COMMENT: Mr. Armstrong, I just wanted to say thank you so much. I was listening to the perpetual gold analysts for years who never changed their tune. It was always buy, buy, buy, and the dollar would go to zero any day now. They always looked at the Fed and the balance sheet, and when they were wrong, they blamed the bankers for manipulating gold.
I sold out in 2013, and you said gold would decline for two years. It did not crack $1,000 as you hoped, but it elected two monthly bullish reversals within two months of that low, and you said it would rally to test $2,000. You also projected that the stock market would outperform gold, and contrary to all the gold bugs, you said they would rise together. Nobody made that forecast.
I had two friends who did not listen to you. They took home equity loans to buy more gold and did not sell in 2013. The gold bugs ruined the marriages of my former friends, and both lost their houses. We no longer talk because they lost everything when I followed you. The stock market did much better. People need to understand that when you forecast the world, you see things are all connected.
Thank you so much for the education.
REPLY: I am glad you understand that you cannot forecast a single market to the exclusion of everything else. The world economy is all connected. As I have said, without World War I & II, the USA would still be an agrarian society. The capital shifted, transforming the USA into the world’s financial capital. The problems with the goldbugs’ view of the world is that:
- They have broken rule #1 of investing – NEVER MARRY THE TRADE.
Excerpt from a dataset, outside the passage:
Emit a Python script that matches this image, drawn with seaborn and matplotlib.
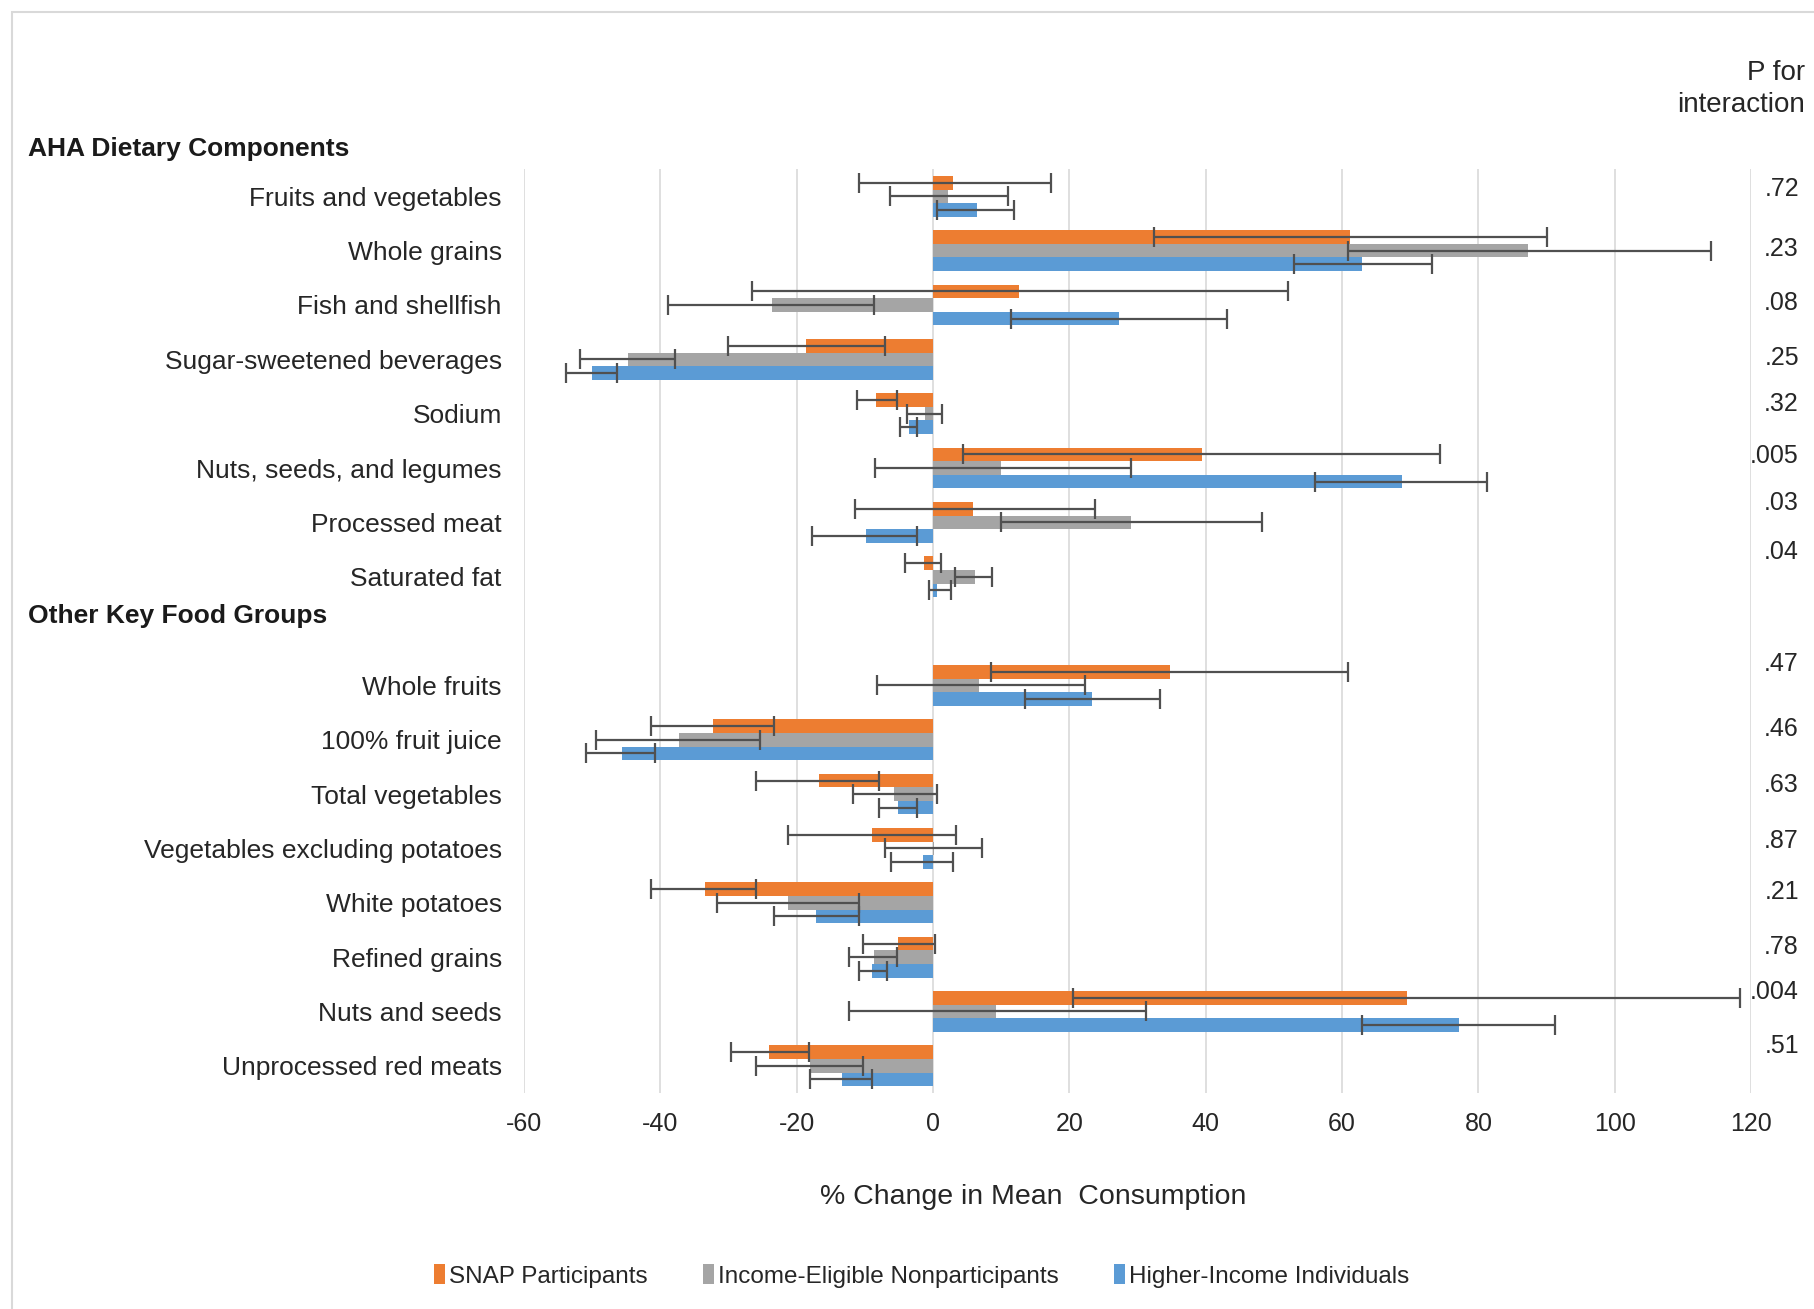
import matplotlib
matplotlib.use('Agg')
import matplotlib.pyplot as plt
import pandas as pd
import seaborn as sns
from matplotlib.patches import Rectangle
from matplotlib.transforms import blended_transform_factory

# categories
aha_items = ["Fruits and vegetables", "Whole grains", "Fish and shellfish",
             "Sugar-sweetened beverages", "Sodium", "Nuts, seeds, and legumes",
             "Processed meat", "Saturated fat"]
other_items = ["Whole fruits", "100% fruit juice", "Total vegetables",
               "Vegetables excluding potatoes", "White potatoes", "Refined grains",
               "Nuts and seeds", "Unprocessed red meats"]
groups = ["SNAP Participants", "Income-Eligible Nonparticipants", "Higher-Income Individuals"]

# % change in mean consumption and 95% CI
snap_pct = [2.9, 61.2, 12.6, -18.7, -8.4, 39.4, 5.8, -1.3,
            34.7, -32.3, -16.8, -9.0, -33.5, -5.1, 69.5, -24.0]
snap_lo = [-10.9, 32.4, -26.6, -30.1, -11.2, 4.4, -11.5, -4.1,
           8.5, -41.4, -26.0, -21.3, -41.4, -10.3, 20.6, -29.6]
snap_hi = [17.3, 90.0, 52.0, -7.0, -5.3, 74.4, 23.8, 1.2,
           60.9, -23.3, -8.0, 3.3, -26.0, 0.3, 118.4, -18.2]

elig_pct = [2.2, 87.3, -23.6, -44.7, -1.2, 10.0, 29.1, 6.1,
            6.7, -37.3, -5.7, 0.2, -21.3, -8.6, 9.3, -18.0]
elig_lo = [-6.3, 60.9, -38.9, -51.8, -3.8, -8.5, 10.0, 3.2,
           -8.2, -49.4, -11.8, -7.0, -31.7, -12.4, -12.4, -26.0]
elig_hi = [11.0, 114.1, -8.6, -37.8, 1.3, 29.1, 48.2, 8.6,
           22.3, -25.4, 0.6, 7.2, -10.9, -5.3, 31.2, -10.3]

high_pct = [6.5, 62.9, 27.3, -50.0, -3.5, 68.8, -9.9, 0.6,
            23.3, -45.6, -5.1, -1.5, -17.2, -9.0, 77.1, -13.3]
high_lo = [0.6, 53.0, 11.5, -53.8, -4.9, 56.1, -17.7, -0.6,
           13.5, -50.9, -8.0, -6.2, -23.3, -10.9, 62.9, -18.0]
high_hi = [11.9, 73.2, 43.1, -46.4, -2.4, 81.3, -2.4, 2.6,
           33.3, -40.8, -2.4, 2.9, -10.9, -6.7, 91.3, -8.9]

p_values = [".72", ".23", ".08", ".25", ".32", ".005", ".03", ".04",
            ".47", ".46", ".63", ".87", ".21", ".78", ".004", ".51"]

colors = ["#ED7D31", "#A5A5A5", "#5B9BD5"]

sns.set_theme(style='white')
plt.rcParams['font.family'] = ['Liberation Sans', 'DejaVu Sans']
plt.rcParams['axes.unicode_minus'] = False

items = aha_items + other_items
order = aha_items + [' '] + other_items

rows = []
for g, vals, lo, hi in zip(groups, [snap_pct, elig_pct, high_pct],
                           [snap_lo, elig_lo, high_lo], [snap_hi, elig_hi, high_hi]):
    for it, v, l, h in zip(items, vals, lo, hi):
        rows.append({'item': it, 'group': g, 'pct': v, 'lo': l, 'hi': h})
df = pd.DataFrame(rows)

fig = plt.figure(figsize=(18.14, 13.09), dpi=100)
ax = fig.add_axes([0.2889, 0.165, 0.6764, 0.7058])
sns.barplot(data=df, x='pct', y='item', hue='group', order=order, hue_order=groups,
            palette=colors, saturation=1, width=0.75, gap=0, errorbar=None,
            orient='h', ax=ax, linewidth=0)

# CI whiskers on top of the bars
ci = df.set_index(['group', 'item'])
for g, cont in zip(groups, list(ax.containers)):
    for bar in cont:
        yc = bar.get_y() + bar.get_height() / 2
        it = order[int(round(yc))]
        v = ci.loc[(g, it), 'pct']
        lo = ci.loc[(g, it), 'lo']
        hi = ci.loc[(g, it), 'hi']
        ax.errorbar(v, yc, xerr=[[v - lo], [hi - v]], fmt='none', ecolor='#505050',
                    elinewidth=1.6, capsize=7, capthick=1.6, zorder=5)

ax.set_ylim(len(order) - 0.5, -0.5)
ax.set_xlim(-60, 120)
ax.set_xticks(range(-60, 121, 20))
ax.xaxis.grid(True, color='#D9D9D9', linewidth=1.2)
ax.yaxis.grid(False)
ax.set_axisbelow(True)
for s in ax.spines.values():
    s.set_visible(False)
ax.tick_params(axis='y', length=0, pad=16, labelsize=19, labelcolor='#262626')
ax.tick_params(axis='x', length=0, pad=14, labelsize=18, labelcolor='#262626')
ax.set_ylabel('')
ax.set_xlabel('% Change in Mean  Consumption', fontsize=20.5, color='#262626')
ax.xaxis.set_label_coords(0.415, -0.098)

# p for interaction column
tr = blended_transform_factory(fig.transFigure, ax.transData)
p_shift = [-0.14, -0.03, -0.03, -0.03, -0.18, -0.22, -0.35, -0.46,
           -0.39, -0.20, -0.16, -0.13, -0.20, -0.19, -0.35, -0.37]
p_rows = [order.index(it) for it in items]
for p, r, s in zip(p_values, p_rows, p_shift):
    ax.text(0.9917, r + s, p, transform=tr, ha='right', va='center',
            fontsize=18, color='#262626')
fig.text(0.9950, 1 - 89 / 1309, 'P for\ninteraction', ha='right', va='center',
         multialignment='right', fontsize=20, color='#262626', linespacing=1.35)

# section headers
ax.text(0.0154, -0.87, 'AHA Dietary Components', transform=tr, ha='left', va='center',
        fontsize=19, fontweight='bold', color='#1a1a1a')
ax.text(0.0154, 7.72, 'Other Key Food Groups', transform=tr, ha='left', va='center',
        fontsize=19, fontweight='bold', color='#1a1a1a')

# legend
handles, labels = ax.get_legend_handles_labels()
ax.get_legend().remove()
fig.legend(handles, labels, loc='center', bbox_to_anchor=(0.508, 1 - 1276 / 1309), ncol=3,
           frameon=False, handlelength=0.45, handleheight=0.9, handletextpad=0.15,
           columnspacing=2.3, fontsize=17.5, labelcolor='#262626')

# chart frame
fig.patches.append(Rectangle((12 / 1814, -0.02), 1.0, 1 - 12 / 1309 + 0.02,
                             transform=fig.transFigure, fill=False,
                             edgecolor='#D9D9D9', linewidth=1.5))

fig.savefig('out.png', dpi=100)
- They are prejudiced by old economic theories that have not been updated since the 16th century.
When Sir Thomas Gresham (c. 1519 – 1579) devised his Law that bad money drives out good, the metal content determined foreign exchange on the Amsterdam Exchange. Today, the backing of a currency has returned to the days of the Roman Empire. Rome was militarily superior, as is the case of the United States, when it became the #1 military power after WWII. Yet more importantly, Rome had a consumer-based economy, so everyone was proud to be Roman, for it gave them access to the largest consumer market in history. The Emperor Marcus Aurelius (161-180 AD) had even sent an ambassador to meet with the emperor of China. The United States currency is NOT backed by gold or any commodity. It is supported by a consumer-based economy, the same as Rome.
India traded with Rome. That is where the silk from China moved through India to Rome. However, India was also the supplier of dyes and spices. Rome’s coinage was worth more than the metal content of the time of Gresham during the 16th century, for there was no significant military power nor a consumer-based economy. For over 200 years, Southen India imitated Roman gold and silver coins; at times, they even weighed more in gold than genuine coins.
Here we have an imitation gold aureus of Septimus Severus (193-211AD), which weighs 11.3 grams compared to 7.1 grams for a genuine Roman aureus. That meant that the Indian imitation was nearly 60% heavier. The coinage had a premium because of the consumer-based economy in Rome, and that attributed a premium to the coinage that had NOTHING to do with the metal content. Southern India NEVER issued their own gold coinage. They imitated that of Rome. Today, many emerging markets use the US dollar and borrow in dollars.
The world has changed – I hate to tell them. The old theory of the Quantity of Monet does not hold up under any correlation. The nonsense that gold rises with inflation has ruined many and bankrupted others. The central banks have used this theory supported by Keynesian Economics, and it has utterly failed. We have ballooning national debts thanks to Austrian Economics, which propagated the idea that borrowing rather than printing would be less inflationary because you were not creating more money – you were supposed to be draining the money supply. Everything is connected. If a foreign investor buys property in the United States, his money, be it in euro, yen, or yuan, is converted to dollars, and the domestic “real” money support increases for the seller now has that cash to spend. This is not accounted for in any of these antiquated theories.
It is time we reassess how the modern economy of the 21st century truly works. Currency pegs, gold standards, and schemes like the G5 Plaza Accord, which tried to lower the value of the dollar to reduce the trade deficit being oblivious to the fact that they also lowered the value of foreign investment in the dollar, have done nothing but create confusion and economic chaos. Central banks have nothing other than the old-fashioned 16th-century theory of the quantity of money to play with.
Keynes added to the chaos by advocating, like Marx, that the government had the power to control the economy. Keynes advocated the end of Laissez-Faire in 1926. Yet, before he died, Keynes admitted that he was wrong. Nobody paid attention because once the government seized that power, they refused to hand it back to the people.
Gold is NOT a hedge against inflation. It declined for 19 years after 1980 when inflation rose, as did the national debt. Gold is a hedge against the government. That will be why it marked new highs on the 4th run – not because of the Fed or the CPI.
I am finishing up a new book on this crisis in theory. Not only have the godbugs been wrong, but so have the central bankers and those in government. It is time we take a closer look at how things truly function that apparently, like Thomas Gresham, it takes someone to observe reality from a trader’s perspective.